Il Pd renziano dei sindaci

Praticamente tutti i sindaci delle grandi città amministrate dal centrosinistra (cioè quasi tutte) si sono schierati con il collega Matteo Renzi. Una forza d’urto in vista del confronto congressuale. Che si moltiplica se dalle grandi passiamo alle medie città, soprattutto delle regioni chiave per il Pd: Toscana ed Emilia Romagna.

Renzi ricambia il favore citando gli amministratori come il nuovo gruppo dirigente al quale affiderebbe il Pd se ne diventasse il segretario, scalzando la tradizionale burocrazia di partito.
La formula è intrigante, suona bene alle orecchie di chi ha potuto constatare, cifre alla mano, il fallimento dell’utopica riproposizione del “partito di massa” d’una volta.

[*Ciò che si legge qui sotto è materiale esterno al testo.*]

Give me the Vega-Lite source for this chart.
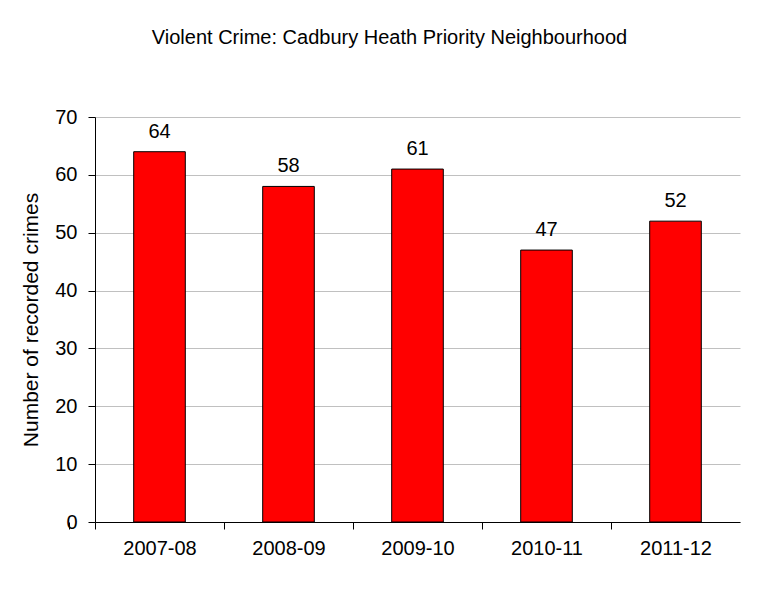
{
  "$schema": "https://vega.github.io/schema/vega-lite/v6.json",
  "autosize": {"type": "none"},
  "padding": {"left": 95, "top": 117, "right": 21, "bottom": 79},
  "width": 645,
  "height": 405,
  "background": "white",
  "title": {
    "text": "Violent Crime: Cadbury Heath Priority Neighbourhood",
    "font": "Liberation Sans",
    "fontSize": 20,
    "fontWeight": "normal",
    "color": "black",
    "anchor": "middle",
    "frame": "group",
    "dx": -28,
    "offset": 59
  },
  "data": {
    "values": [
      {"year": "2007-08", "crimes": 64},
      {"year": "2008-09", "crimes": 58},
      {"year": "2009-10", "crimes": 61},
      {"year": "2010-11", "crimes": 47},
      {"year": "2011-12", "crimes": 52}
    ]
  },
  "encoding": {
    "x": {
      "field": "year",
      "type": "nominal",
      "scale": {"paddingInner": 0.6, "paddingOuter": 0.3},
      "axis": {
        "title": null,
        "labelAngle": 0,
        "labelFont": "Liberation Sans",
        "labelFontSize": 20,
        "labelColor": "black",
        "labelPadding": 9,
        "tickOffset": -64.5,
        "labelOffset": 64.5,
        "tickExtra": true,
        "tickSize": 7,
        "tickColor": "black",
        "domainColor": "black",
        "grid": false
      }
    },
    "y": {
      "field": "crimes",
      "type": "quantitative",
      "scale": {"domain": [0, 70]},
      "axis": {
        "title": "Number of recorded crimes",
        "titleFont": "Liberation Sans",
        "titleFontSize": 21,
        "titleFontWeight": "normal",
        "titleColor": "black",
        "titlePadding": 13,
        "values": [0, 10, 20, 30, 40, 50, 60, 70],
        "labelFont": "Liberation Sans",
        "labelFontSize": 20,
        "labelColor": "black",
        "labelPadding": 11,
        "tickSize": 7,
        "tickColor": "black",
        "domainColor": "black",
        "gridColor": "#c0c0c0",
        "gridWidth": 1
      }
    }
  },
  "layer": [
    {
      "mark": {"type": "bar", "color": "#ff0000", "stroke": "black", "strokeWidth": 1}
    },
    {
      "mark": {"type": "text", "baseline": "bottom", "dy": -10, "font": "Liberation Sans", "fontSize": 20, "color": "black"},
      "encoding": {"text": {"field": "crimes", "type": "quantitative"}}
    }
  ],
  "config": {"view": {"stroke": null}}
}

Se n’è giustamente ricordato ieri Walter Veltroni, vittima di sarcasmi per quell’ipotesi “liquida” che era un tentativo di trovare alternative.
Nell’evocare i sindaci, Renzi fa risuonare la suggestione della provincia che espugna Roma, il territorio che impone le priorità al centro, per il tramite di figure battezzate dal voto diretto dei cittadini.

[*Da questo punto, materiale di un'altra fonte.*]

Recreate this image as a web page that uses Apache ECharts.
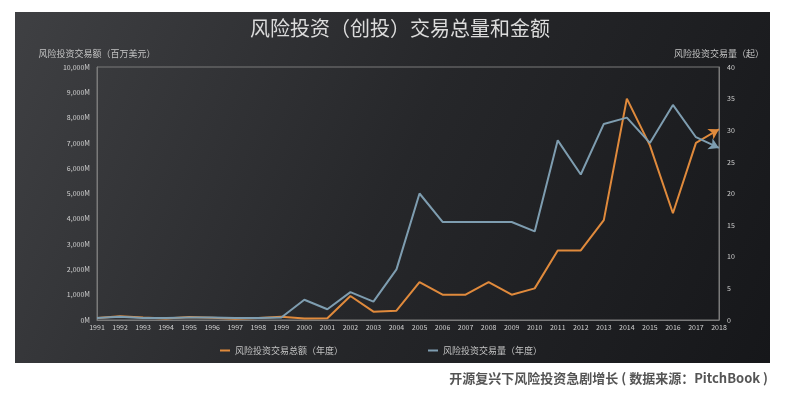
<!DOCTYPE html>
<html>
<head>
<meta charset="utf-8">
<script src="https://cdn.jsdelivr.net/npm/echarts@6/dist/echarts.min.js"></script>
<style>
html,body{margin:0;padding:0;background:#fff;}
#chart{width:800px;height:398px;}
</style>
</head>
<body>
<div id="chart"></div>
<script>
var years=['1991','1992','1993','1994','1995','1996','1997','1998','1999','2000','2001','2002','2003','2004','2005','2006','2007','2008','2009','2010','2011','2012','2013','2014','2015','2016','2017','2018'];
// 交易总额（百万美元）
var amount=[80,150,100,60,120,90,50,80,130,60,70,950,330,370,1500,1000,1000,1500,1000,1250,2750,2750,3950,8750,6900,4220,7000,7540];
// 交易量（起）
var deals=[0.3,0.5,0.3,0.3,0.4,0.4,0.3,0.3,0.4,3.2,1.7,4.4,2.9,8,20,15.5,15.5,15.5,15.5,14,28.4,23,31,32,28,34,28.9,27.2];

var orange='#e08a3c';
var blue='#7e9db0';
var font='"Noto Sans CJK SC", "Noto Sans", sans-serif';

function withArrow(arr,rot){
    return arr.map(function(v,i){
        if(i===arr.length-1){
            return {value:v,symbol:'arrow',symbolSize:[9,10],symbolRotate:rot};
        }
        return {value:v,symbol:'none'};
    });
}

var chart=echarts.init(document.getElementById('chart'));
var option={
    backgroundColor:'#fff',
    textStyle:{fontFamily:font},
    graphic:[
        {
            type:'rect',
            z:-10,
            shape:{x:15,y:12,width:755,height:351},
            style:{
                fill:new echarts.graphic.LinearGradient(0,0,1,1,[
                    {offset:0,color:'#3f4043'},
                    {offset:0.5,color:'#26272a'},
                    {offset:1,color:'#16171a'}
                ])
            }
        },
        {
            type:'text',
            right:32,
            top:372,
            style:{
                text:'开源复兴下风险投资急剧增长 ( 数据来源：PitchBook )',
                fill:'#555',
                font:'bold 13px '+font
            }
        }
    ],
    title:{
        text:'风险投资（创投）交易总量和金额',
        left:'center',
        top:13,
        textStyle:{color:'#dcdcdc',fontSize:20,fontWeight:'normal',fontFamily:font}
    },
    legend:{
        data:['风险投资交易总额（年度）','风险投资交易量（年度）'],
        bottom:38,
        left:215,
        itemGap:85,
        itemWidth:10,
        itemHeight:2,
        icon:'rect',
        textStyle:{color:'#c4c4c4',fontSize:9}
    },
    grid:{
        left:97,
        right:81,
        top:67,
        bottom:78,
        show:true,
        borderColor:'#7a7a7a',
        borderWidth:1
    },
    xAxis:{
        type:'category',
        boundaryGap:false,
        data:years,
        axisLine:{lineStyle:{color:'#7a7a7a'}},
        axisTick:{show:false},
        axisLabel:{color:'#d0d0d0',fontSize:7,interval:0,margin:4}
    },
    yAxis:[
        {
            type:'value',
            name:'风险投资交易额（百万美元）',
            nameGap:9,
            nameTextStyle:{color:'#c4c4c4',fontSize:9},
            min:0,
            max:10000,
            interval:1000,
            axisLine:{show:true,lineStyle:{color:'#7a7a7a'}},
            axisTick:{show:false},
            splitLine:{show:false},
            axisLabel:{
                color:'#d0d0d0',fontSize:7,margin:7,
                formatter:function(v){return v.toLocaleString('en-US')+'M';}
            }
        },
        {
            type:'value',
            name:'风险投资交易量（起）',
            nameGap:9,
            nameTextStyle:{color:'#c4c4c4',fontSize:9},
            min:0,
            max:40,
            interval:5,
            axisLine:{show:true,lineStyle:{color:'#7a7a7a'}},
            axisTick:{show:false},
            splitLine:{show:false},
            axisLabel:{color:'#d0d0d0',fontSize:7,margin:8}
        }
    ],
    series:[
        {
            name:'风险投资交易总额（年度）',
            type:'line',
            yAxisIndex:0,
            color:orange,
            lineStyle:{width:2,color:orange},
            itemStyle:{color:orange},
            data:withArrow(amount,-60)
        },
        {
            name:'风险投资交易量（年度）',
            type:'line',
            yAxisIndex:1,
            color:blue,
            lineStyle:{width:2,color:blue},
            itemStyle:{color:blue},
            data:withArrow(deals,-115)
        }
    ]
};
chart.setOption(option);
</script>
</body>
</html>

Eppure siamo veramente ancora alla pura suggestione.
Non è chiaro, né potrebbe esserlo, come «i sindaci» possano incaricarsi della direzione collettiva di un partito. Quale sia il luogo della sintesi nazionale. Come si superi il dualismo che fisiologicamente, dal ’93, mette quasi sempre il partito in frizione anche con i propri primi cittadini.
Depurandole delle valenze polemiche inevitabili nel contesto congressuale, Renzi non dovrebbe ignorare le voci di chi gli chiede ragionamenti e impegni più puntuali sul tema del partito. O che lo sfida sul punto, come soprattutto Gianni Cuperlo.

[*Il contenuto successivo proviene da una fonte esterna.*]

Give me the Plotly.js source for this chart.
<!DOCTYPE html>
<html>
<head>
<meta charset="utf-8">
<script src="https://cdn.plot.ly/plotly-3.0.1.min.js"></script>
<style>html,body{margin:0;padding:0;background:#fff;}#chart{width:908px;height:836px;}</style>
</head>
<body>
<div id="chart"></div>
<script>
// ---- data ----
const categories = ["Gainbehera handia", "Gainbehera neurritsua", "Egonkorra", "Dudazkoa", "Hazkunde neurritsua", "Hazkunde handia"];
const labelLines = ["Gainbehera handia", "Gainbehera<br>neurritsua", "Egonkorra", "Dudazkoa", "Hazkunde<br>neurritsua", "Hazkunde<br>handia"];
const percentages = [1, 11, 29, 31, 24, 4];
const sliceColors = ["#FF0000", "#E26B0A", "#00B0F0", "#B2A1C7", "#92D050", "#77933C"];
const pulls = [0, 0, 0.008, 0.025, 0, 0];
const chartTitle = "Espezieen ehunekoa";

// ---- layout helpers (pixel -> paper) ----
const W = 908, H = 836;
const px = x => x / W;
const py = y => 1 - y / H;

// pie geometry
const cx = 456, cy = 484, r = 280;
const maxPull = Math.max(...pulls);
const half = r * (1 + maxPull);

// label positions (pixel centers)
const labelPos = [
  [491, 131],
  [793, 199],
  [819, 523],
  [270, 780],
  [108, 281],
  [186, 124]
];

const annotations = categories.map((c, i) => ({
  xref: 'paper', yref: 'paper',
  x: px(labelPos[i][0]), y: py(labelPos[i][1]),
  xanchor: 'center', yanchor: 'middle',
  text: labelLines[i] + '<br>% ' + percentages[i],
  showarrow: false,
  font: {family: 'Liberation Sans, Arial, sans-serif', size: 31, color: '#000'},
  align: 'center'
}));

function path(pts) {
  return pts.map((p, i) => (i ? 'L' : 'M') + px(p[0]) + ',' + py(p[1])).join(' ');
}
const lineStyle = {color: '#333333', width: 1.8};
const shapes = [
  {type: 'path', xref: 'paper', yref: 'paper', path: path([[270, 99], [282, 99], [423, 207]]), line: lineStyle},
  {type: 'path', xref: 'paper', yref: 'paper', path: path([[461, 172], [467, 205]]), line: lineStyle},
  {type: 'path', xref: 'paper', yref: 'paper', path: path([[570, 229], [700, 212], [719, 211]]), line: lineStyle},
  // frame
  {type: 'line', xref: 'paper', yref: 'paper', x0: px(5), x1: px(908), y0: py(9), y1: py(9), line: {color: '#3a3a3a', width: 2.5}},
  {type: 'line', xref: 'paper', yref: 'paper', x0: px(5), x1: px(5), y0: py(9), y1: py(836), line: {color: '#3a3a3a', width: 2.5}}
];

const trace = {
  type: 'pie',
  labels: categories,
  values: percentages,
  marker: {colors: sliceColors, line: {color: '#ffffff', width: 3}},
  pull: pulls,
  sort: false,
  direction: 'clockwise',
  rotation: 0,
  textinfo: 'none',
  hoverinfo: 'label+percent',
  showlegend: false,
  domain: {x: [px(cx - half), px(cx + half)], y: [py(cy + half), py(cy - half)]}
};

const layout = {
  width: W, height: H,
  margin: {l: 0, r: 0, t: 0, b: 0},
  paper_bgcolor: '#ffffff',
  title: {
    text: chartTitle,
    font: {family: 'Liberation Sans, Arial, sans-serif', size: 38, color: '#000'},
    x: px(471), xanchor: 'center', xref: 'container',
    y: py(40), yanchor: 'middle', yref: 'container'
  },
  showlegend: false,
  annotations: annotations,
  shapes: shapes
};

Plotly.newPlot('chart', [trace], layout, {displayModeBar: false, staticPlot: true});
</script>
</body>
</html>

Tagliar corto come il sindaco faceva fino a poche settimane fa («voglio cambiare l’Italia, non il Pd») è un errore. Sul tema non c’è da fare ideologia o teoria. C’è il memento concreto di Fabrizio Barca: spinto dall’entusiasmo e dal consenso puoi arrivare nella stanza dei bottoni. Ti daranno anche l’illusione di qualche primo risultato. Poi “Roma”, le burocrazie ministeriali, i poteri della conservazione arroccati da sempre in luoghi irraggiungibili e irriformabili, cominceranno a stritolarti col sorriso sulla bocca. Come hanno fatto con tutti gli aspiranti innovatori, compreso Berlusconi. L’onda si trasformerà in riflusso e l’ultima speranza verrà delusa, con conseguenze terribili.

Alla fine, volendo dare forza alla volontà riformatrice, che si sia di sinistra o di destra sempre lì si cade: sulla necessità di una leadership e di un partito.
La prima, a quanto pare, il Pd potrebbe averla trovata. Il secondo non ce l’ha più, o più probabilmente non l’ha mai avuto.